Exactly as written, retype the listing below, omitting the pictures.

■ ■ ■ ■

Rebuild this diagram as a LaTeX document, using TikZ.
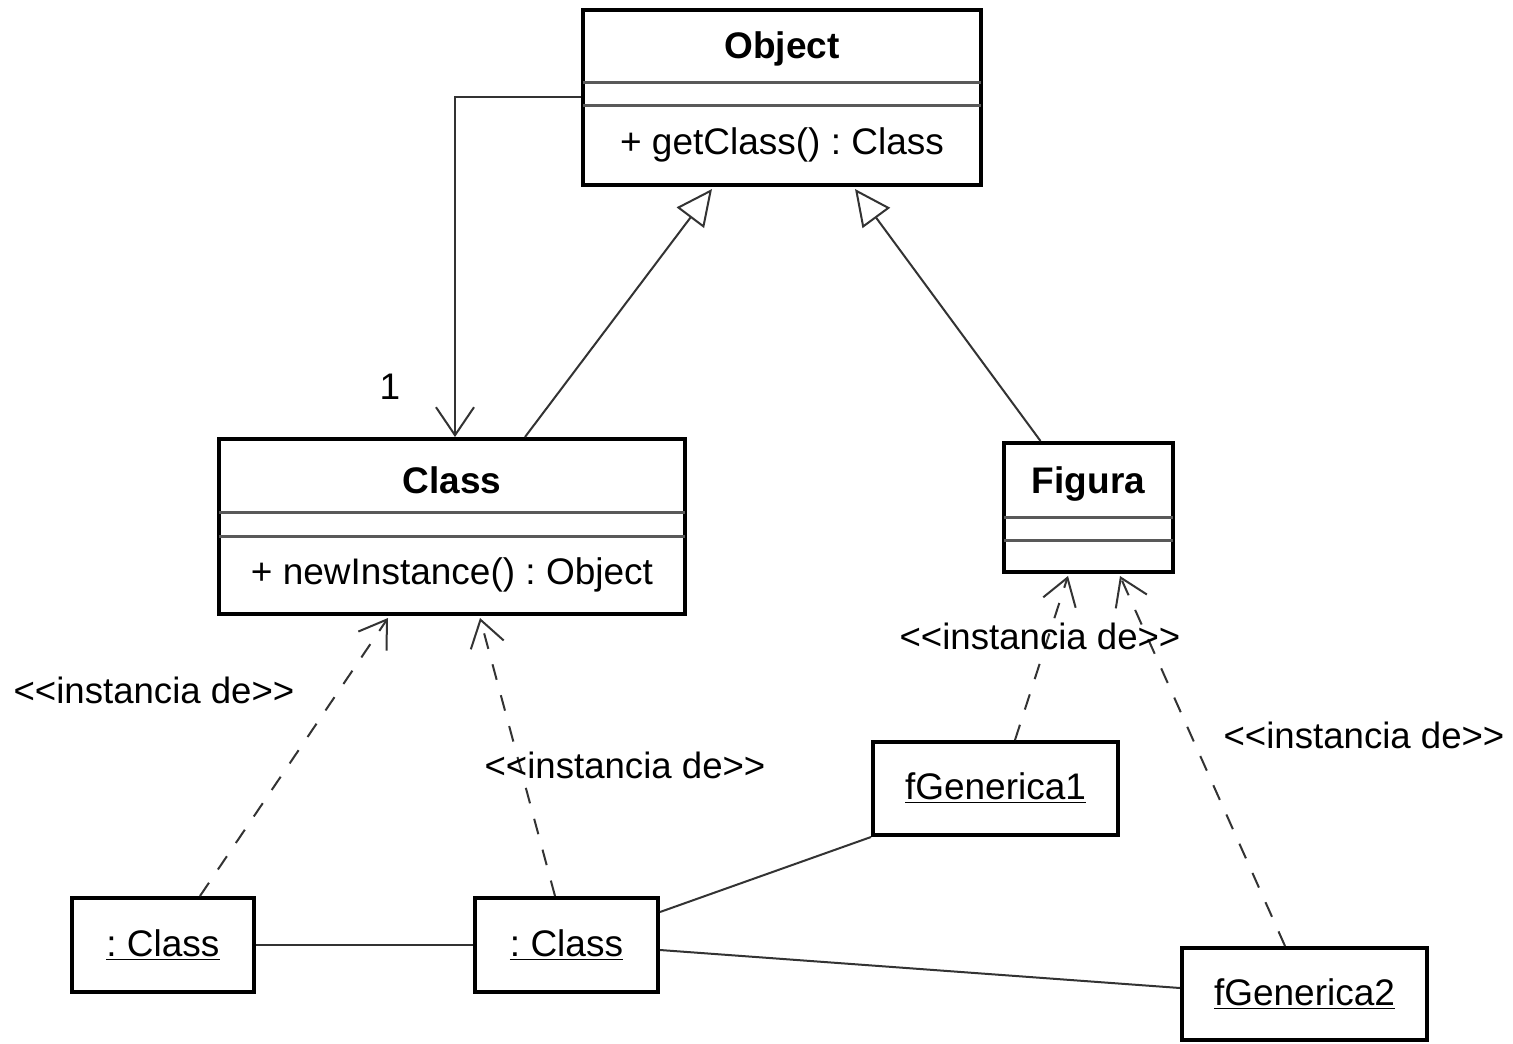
\documentclass[tikz,border=0pt]{standalone}
\usepackage{fontspec}
\setmainfont{Liberation Sans}
\usetikzlibrary{arrows.meta}
\frenchspacing
\newcommand{\inst}{<\kern0pt<instancia de>\kern0pt>}
\tikzset{
  x=0.5pt, y=-0.5pt,
  box/.style={draw=black, line width=2pt, fill=white, inner sep=0pt},
  divider/.style={draw=black!65, line width=1.5pt},
  conn/.style={draw=black!80, line width=1pt},
  gen/.style={conn, -{Triangle[open, length=18pt, width=17pt, fill=white]}},
  nav/.style={conn, -{Straight Barb[length=14pt, width=19pt, line width=1pt]}},
  dep/.style={conn, dash pattern=on 8pt off 8pt, -{Straight Barb[length=13pt, width=17pt, line width=1pt]}},
  txt/.style={font=\fontsize{18.5}{22}\selectfont, inner sep=0pt},
  btxt/.style={font=\fontsize{18.5}{22}\selectfont\bfseries, inner sep=0pt},
  lbl/.style={font=\fontsize{18.3}{22}\selectfont, inner sep=1pt},
}
\begin{document}
\begin{tikzpicture}
\useasboundingbox[fill=white] (0,0) rectangle (1513,1043);

% Object class
\node[box, minimum width=199pt, minimum height=87.5pt] (obj) at (782,97.5) {};
\draw[divider] (583,82.5) -- (981,82.5);
\draw[divider] (583,105.5) -- (981,105.5);
\node[btxt] (objname) at (782,49) {Object};
\node[txt] (objop) at (782,145) {+ getClass() : Class};

% Class class
\node[box, minimum width=233pt, minimum height=87.5pt] (cls) at (452,526.5) {};
\draw[divider] (219,512) -- (685,512);
\draw[divider] (219,536) -- (685,536);
\node[btxt] (clsname) at (452,480) {Class};
\node[txt] (clsop) at (452,575) {+ newInstance() : Object};

% Figura class
\node[box, minimum width=84.5pt, minimum height=64.5pt] (fig) at (1088.5,507.5) {};
\draw[divider] (1004,517) -- (1173,517);
\draw[divider] (1004,540) -- (1173,540);
\node[btxt] (figname) at (1088.5,484) {Figura};

% Instances
\node[box, txt, minimum width=91pt, minimum height=47pt] (inst1) at (163,945) {\underline{: Class}};
\node[box, txt, minimum width=91.5pt, minimum height=47pt] (inst2) at (566.5,945) {\underline{: Class}};
\node[box, txt, minimum width=122.5pt, minimum height=46.5pt] (fg1) at (995.5,788.5) {\underline{fGenerica1}};
\node[box, txt, minimum width=122.5pt, minimum height=46pt] (fg2) at (1304.5,994) {\underline{fGenerica2}};

% Association Object -> Class
\coordinate (c455) at (455,0);
\draw[nav] (obj.west) -| (c455 |- cls.north);
\node[txt] (mult) at (390,387) {1};

% Generalizations
\draw[gen] ([xshift=36.5pt]cls.north) -- ([xshift=-35pt,yshift=-1pt]obj.south);
\draw[gen] ([xshift=-24pt]fig.north) -- ([xshift=36.5pt,yshift=-1pt]obj.south);

% Instance dependencies
\draw[dep] ([xshift=18.5pt]inst1.north) -- ([xshift=-32pt,yshift=-1pt]cls.south);
\draw[dep] ([xshift=-5.75pt]inst2.north) -- ([xshift=14pt,yshift=-1pt]cls.south);
\draw[dep] ([xshift=9.75pt]fg1.north) -- ([xshift=-10.25pt,yshift=-1pt]fig.south);
\draw[dep] ([xshift=-9.75pt]fg2.north) -- ([xshift=15.75pt,yshift=-1pt]fig.south);

\node[lbl] (l1) at (154,690) {\inst};
\node[lbl] (l2) at (625,765) {\inst};
\node[lbl] (l3) at (1040,636) {\inst};
\node[lbl] (l4) at (1364,735) {\inst};

% Links
\draw[conn] (inst1.east) -- (inst2.west);
\draw[conn] ([yshift=16.5pt]inst2.east) -- (fg1.south west);
\draw[conn] ([yshift=-2.5pt]inst2.east) -- ([yshift=3pt]fg2.west);
\end{tikzpicture}
\end{document}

■ ■ ■ ■

* SOLUTION TO THE EXERCISE *
Rebuild this diagram as a LaTeX document, using TikZ.
\documentclass[tikz,border=0pt]{standalone}
\usepackage{fontspec}
\setmainfont{Liberation Sans}
\usetikzlibrary{arrows.meta}
\frenchspacing
\newcommand{\inst}{<\kern0pt<instancia de>\kern0pt>}
\tikzset{
  x=0.5pt, y=-0.5pt,
  box/.style={draw=black, line width=2pt, fill=white, inner sep=0pt},
  divider/.style={draw=black!65, line width=1.5pt},
  conn/.style={draw=black!80, line width=1pt},
  gen/.style={conn, -{Triangle[open, length=18pt, width=17pt, fill=white]}},
  nav/.style={conn, -{Straight Barb[length=14pt, width=19pt, line width=1pt]}},
  dep/.style={conn, dash pattern=on 8pt off 8pt, -{Straight Barb[length=13pt, width=17pt, line width=1pt]}},
  txt/.style={font=\fontsize{18.5}{22}\selectfont, inner sep=0pt},
  btxt/.style={font=\fontsize{18.5}{22}\selectfont\bfseries, inner sep=0pt},
  lbl/.style={font=\fontsize{18.3}{22}\selectfont, inner sep=1pt},
}
\begin{document}
\begin{tikzpicture}
\useasboundingbox[fill=white] (0,0) rectangle (1513,1043);

% Object class
\node[box, minimum width=199pt, minimum height=87.5pt] (obj) at (782,97.5) {};
\draw[divider] (583,82.5) -- (981,82.5);
\draw[divider] (583,105.5) -- (981,105.5);
\node[btxt] (objname) at (782,49) {Object};
\node[txt] (objop) at (782,145) {+ getClass() : Class};

% Class class
\node[box, minimum width=233pt, minimum height=87.5pt] (cls) at (452,526.5) {};
\draw[divider] (219,512) -- (685,512);
\draw[divider] (219,536) -- (685,536);
\node[btxt] (clsname) at (452,480) {Class};
\node[txt] (clsop) at (452,575) {+ newInstance() : Object};

% Figura class
\node[box, minimum width=84.5pt, minimum height=64.5pt] (fig) at (1088.5,507.5) {};
\draw[divider] (1004,517) -- (1173,517);
\draw[divider] (1004,540) -- (1173,540);
\node[btxt] (figname) at (1088.5,484) {Figura};

% Instances
\node[box, txt, minimum width=91pt, minimum height=47pt] (inst1) at (163,945) {\underline{: Class}};
\node[box, txt, minimum width=91.5pt, minimum height=47pt] (inst2) at (566.5,945) {\underline{: Class}};
\node[box, txt, minimum width=122.5pt, minimum height=46.5pt] (fg1) at (995.5,788.5) {\underline{fGenerica1}};
\node[box, txt, minimum width=122.5pt, minimum height=46pt] (fg2) at (1304.5,994) {\underline{fGenerica2}};

% Association Object -> Class
\coordinate (c455) at (455,0);
\draw[nav] (obj.west) -| (c455 |- cls.north);
\node[txt] (mult) at (390,387) {1};

% Generalizations
\draw[gen] ([xshift=36.5pt]cls.north) -- ([xshift=-35pt,yshift=-1pt]obj.south);
\draw[gen] ([xshift=-24pt]fig.north) -- ([xshift=36.5pt,yshift=-1pt]obj.south);

% Instance dependencies
\draw[dep] ([xshift=18.5pt]inst1.north) -- ([xshift=-32pt,yshift=-1pt]cls.south);
\draw[dep] ([xshift=-5.75pt]inst2.north) -- ([xshift=14pt,yshift=-1pt]cls.south);
\draw[dep] ([xshift=9.75pt]fg1.north) -- ([xshift=-10.25pt,yshift=-1pt]fig.south);
\draw[dep] ([xshift=-9.75pt]fg2.north) -- ([xshift=15.75pt,yshift=-1pt]fig.south);

\node[lbl] (l1) at (154,690) {\inst};
\node[lbl] (l2) at (625,765) {\inst};
\node[lbl] (l3) at (1040,636) {\inst};
\node[lbl] (l4) at (1364,735) {\inst};

% Links
\draw[conn] (inst1.east) -- (inst2.west);
\draw[conn] ([yshift=16.5pt]inst2.east) -- (fg1.south west);
\draw[conn] ([yshift=-2.5pt]inst2.east) -- ([yshift=3pt]fg2.west);
\end{tikzpicture}
\end{document}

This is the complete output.